Ariel, il bambino prodigio che suona il jazz da veterano

Ha 10 anni, è di Gerusalemme, studia pianoforte al conservatorio e ha una memoria di ferro

Ariel, il bambino prodigio che  suona il jazz da veterano

da Vicenza

Nella hall dell’albergo un bambino è seduto su una carrozzella per invalidi. Può avere dieci anni, ha occhi vispi e intelligenti sotto i capelli neri cortissimi. Chi gli passa vicino gli rivolge un sorriso e uno sguardo accorato. Ma ecco che il bambino scatta in piedi, fa qualche passo di corsa e poi torna a sedersi. Meno male, era un gioco. A questo punto qualcuno indica il manifesto di Vicenza Jazz 08, in pieno svolgimento, che campeggia vicino all’ingresso. Sul fondo blu sono evidenti il volto del trombettista Enrico Rava, invitato a ricordare il ventennale della morte di Chet Baker, e un bambino che suona il pianoforte.
Allora è lui, non ci sono dubbi. È lui il bambino della favola bella del festival. È successo che il contrabbassista Riccardo Del Frà, curiosando su YouTube, ha scoperto un bimbo che suonava in solo al pianoforte Giant Steps di John Coltrane con la tecnica e la disinvoltura di un adulto e lo ha segnalato al direttore di Vicenza Jazz, Riccardo Brazzale. Detto fatto, Brazzale lo ha scritturato insieme con il contrabbassista Jean-Claude Jones, suo partner e insegnante di jazz.
Il piccolo pianista si chiama Ariel, nome d’arte per la musica in quanto non gradisce che lo si sappia per esteso, viene da Gerusalemme e ha proprio dieci anni. Suona e studia da quando ne aveva cinque e adesso frequenta il conservatorio della sua città, tiene concerti in pubblico di musica classica e di jazz, ha inciso due cd.
Alle prove del pomeriggio, in una delle due sale del nuovo Teatro Comunale di cui Vicenza è finalmente dotata, Ariel affronta divertito i fotografi e gli operatori della televisione. Controlla il pianoforte con un brano di Aaron Copland, un blues di Ornette Coleman e con una sequenza dell’Appassionata di Beethoven. Ha preparazione formale, tocco e diteggiatura straordinari, con quelle mani così piccole.
È accompagnato dai genitori. Ne approfitto per parlare con il padre. Dice: «Nostro figlio è un prodigio. Non dovrei dirlo io, ma è così. Ci siamo accorti della sua disposizione alla musica quando aveva due anni. Con gli insegnanti del conservatorio ha bruciato subito le tappe, poi ha scoperto il jazz. La sua dote più grande è la memoria. Ricorda tutto dopo una lettura a prima vista. Guarda una o due volte una Sonata di Beethoven e poi la esegue senza più preoccuparsi della partitura». Di sera la sala è affollata. Naturalmente c’è Jean-Claude Jones al contrabbasso, ma il protagonista è Ariel: nessuna incertezza, nessun errore. L’attacco è con il blues colemaniano, poi ci sono tre composizioni incredibilmente mature di Ariel. Seguono un tributo a Jones, Mr. J-C., e il fatidico Giant Steps.

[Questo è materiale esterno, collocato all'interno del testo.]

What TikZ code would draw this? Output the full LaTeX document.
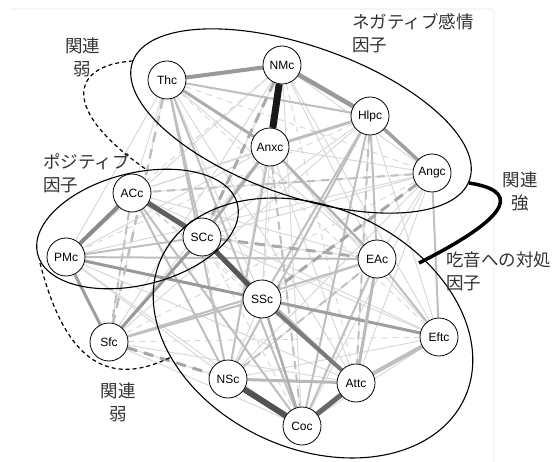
\documentclass[tikz,border=0pt]{standalone}
\usepackage{fontspec}
\setmainfont{Liberation Sans}
\newfontfamily\jpfont{Noto Sans CJK JP}
\pgfdeclarelayer{edgelayer}
\pgfsetlayers{edgelayer,main}
\begin{document}
\begin{tikzpicture}[x=1pt,y=-1pt,
  nd/.style={circle,draw=black,line width=0.8pt,fill=white,minimum size=38pt,inner sep=0pt,font=\fontsize{12}{14}\selectfont},
  lab/.style={font=\jpfont\fontsize{17.5}{23}\selectfont,text=black!80,inner sep=0pt},
  eA/.style={draw=black!15,line width=1pt},
  eAd/.style={eA,dash pattern=on 6pt off 5pt},
  eB/.style={draw=black!25,line width=2pt},
  eBd/.style={eB,dash pattern=on 8pt off 6pt},
  eC/.style={draw=black!38,line width=3pt},
  eCd/.style={eC,dash pattern=on 10pt off 7pt},
  eD/.style={draw=black!62,line width=5pt},
  eE/.style={draw=black!90,line width=7pt},
  grp/.style={draw=black,line width=1.1pt},
  weak/.style={draw=black,line width=1.2pt,dash pattern=on 4pt off 3pt},
  strong/.style={draw=black,line width=3.5pt},
]
\useasboundingbox (0,0) rectangle (556,462);

% nodes
\node[nd] (Thc)  at (167,80)  {Thc};
\node[nd] (NMc)  at (282,65)  {NMc};
\node[nd] (Anxc) at (270,147) {Anxc};
\node[nd] (Hlpc) at (370,116) {Hlpc};
\node[nd] (Angc) at (432,173) {Angc};
\node[nd] (ACc)  at (132,193) {ACc};
\node[nd] (SCc)  at (202,237) {SCc};
\node[nd] (PMc)  at (66,257)  {PMc};
\node[nd] (Sfc)  at (109,342) {Sfc};
\node[nd] (SSc)  at (262,299) {SSc};
\node[nd] (NSc)  at (228,379) {NSc};
\node[nd] (EAc)  at (377,259) {EAc};
\node[nd] (Eftc) at (439,337) {Eftc};
\node[nd] (Attc) at (356,383) {Attc};
\node[nd] (Coc)  at (302,426) {Coc};

\begin{pgfonlayer}{edgelayer}
\fill[white] (0,0) rectangle (556,462);
\draw[black!9,line width=0.8pt,rounded corners=4pt] (10,9) -- (494,9) -- (494,462);
% faint background web
\foreach \a [count=\i] in {Thc,NMc,Anxc,Hlpc,Angc,ACc,SCc,PMc,Sfc,SSc,NSc,EAc,Eftc,Attc,Coc}{
  \foreach \b [count=\j] in {Thc,NMc,Anxc,Hlpc,Angc,ACc,SCc,PMc,Sfc,SSc,NSc,EAc,Eftc,Attc,Coc}{
    \ifnum\i<\j
      \pgfmathtruncatemacro\dd{mod(\i*3+\j*5,4)}
      \ifnum\dd=0
        \draw[eAd] (\a) -- (\b);
      \else
        \draw[eA] (\a) -- (\b);
      \fi
    \fi
  }
}
% light edges
\foreach \a/\b in {PMc/SCc,PMc/EAc,Hlpc/EAc,Angc/Eftc,ACc/NSc,ACc/Coc,Thc/SCc,Thc/NSc,Thc/Coc,Sfc/SSc,EAc/Eftc,Hlpc/NSc,Hlpc/SSc,Hlpc/Coc,SCc/Attc,Thc/Hlpc,Anxc/NSc,Sfc/EAc,EAc/Coc}
  \draw[eB] (\a) -- (\b);
\foreach \a/\b in {ACc/Sfc,Angc/ACc,Hlpc/Attc,NSc/EAc,Anxc/Coc}
  \draw[eBd] (\a) -- (\b);
\draw[eB,line width=3pt] (Hlpc) -- (Anxc);
% medium edges
\draw[eC,draw=black!40,line width=4pt] (Thc) -- (NMc);
\draw[eC,draw=black!40,line width=4.5pt] (NMc) -- (Hlpc);
\draw[eC,draw=black!38,line width=3.5pt] (Hlpc) -- (Angc);
\draw[eC,draw=black!32] (Thc) -- (Anxc);
\draw[eC,draw=black!46,line width=4pt] (ACc) -- (PMc);
\draw[eC,draw=black!40] (PMc) -- (SSc);
\draw[eC,draw=black!38] (PMc) -- (Sfc);
\draw[eC,draw=black!40] (Sfc) -- (SCc);
\draw[eC,draw=black!38] (SSc) -- (Eftc);
\draw[eC,draw=black!32] (Anxc) -- (SCc);
\draw[eC,draw=black!30,line width=2.5pt] (Anxc) -- (EAc);
\draw[eC,draw=black!25,line width=4pt] (Attc) -- (Eftc);
\draw[eC,draw=black!28] (NSc) -- (Attc);
\draw[eC,draw=black!27] (EAc) -- (Attc);
\draw[eC,draw=black!32,line width=2.5pt] (SSc) -- (Coc);
\draw[eCd,draw=black!35] (Sfc) -- (NSc);
\draw[eCd,draw=black!33] (SCc) -- (EAc);
\draw[eCd,draw=black!33] (NMc) -- (SCc);
\draw[eCd,draw=black!35] (Angc) -- (SSc);
\draw[eCd,draw=black!25,line width=2.5pt] (Thc) -- (Sfc);
% strong edges
\draw[eD] (ACc) -- (SCc);
\draw[eD,draw=black!66] (SCc) -- (SSc);
\draw[eD,draw=black!52,line width=4pt] (SSc) -- (Attc);
\draw[eD,draw=black!68,line width=6pt] (NSc) -- (Coc);
\draw[eD,draw=black!60] (Attc) -- (Coc);
\draw[eE] (NMc) -- (Anxc);
\end{pgfonlayer}

% factor groupings
\draw[grp,rotate around={-19.3:(301,121)}] (301,121) ellipse [x radius=178.5pt, y radius=75pt];
\draw[grp,rotate around={14:(137.5,229)}] (137.5,229) ellipse [x radius=103pt, y radius=56pt];
\draw[grp,rotate around={-24.9:(313,328)}] (313,328) ellipse [x radius=167pt, y radius=120.5pt];

% connector ends on the groupings
\coordinate (kA1) at (133,61);
\coordinate (kA2) at (147,170);
\coordinate (kB1) at (40,263);
\coordinate (kB2) at (171,357);
\coordinate (kC1) at (469,183);
\coordinate (kC2) at (419,263);
\draw[weak] (kA1) .. controls (70,65) and (60,110) .. (kA2);
\draw[weak] (kB1) .. controls (60,340) and (95,395) .. (kB2);
\draw[strong] (kC1) .. controls (515,190) and (520,212) .. (kC2);

% labels
\node[lab,align=center] (w1) at (82.5,57.5) {関連\\弱};
\node[lab,align=left,anchor=west] (neg) at (352,33.5) {ネガティブ感情\\因子};
\node[lab,align=left,anchor=west] (pos) at (43,173) {ポジティブ\\因子};
\node[lab,align=center] (s1) at (520,191) {関連\\強};
\node[lab,align=left,anchor=west] (cop) at (446,271) {吃音への対処\\因子};
\node[lab,align=center] (w2) at (118,402) {関連\\弱};
\end{tikzpicture}
\end{document}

Ecco una pregevole reillustrazione di Eleanor Rigby che comincia con un fugato bachiano, e Softly As In A Morning Sunrise, Caravan... Il bis è un omaggio all’Italia con un’originale versione di Vecchio frack di Modugno.
Il festival procede bene. Ma i commenti sono tutti per lui, per Ariel e per il suo fantastico avvenire.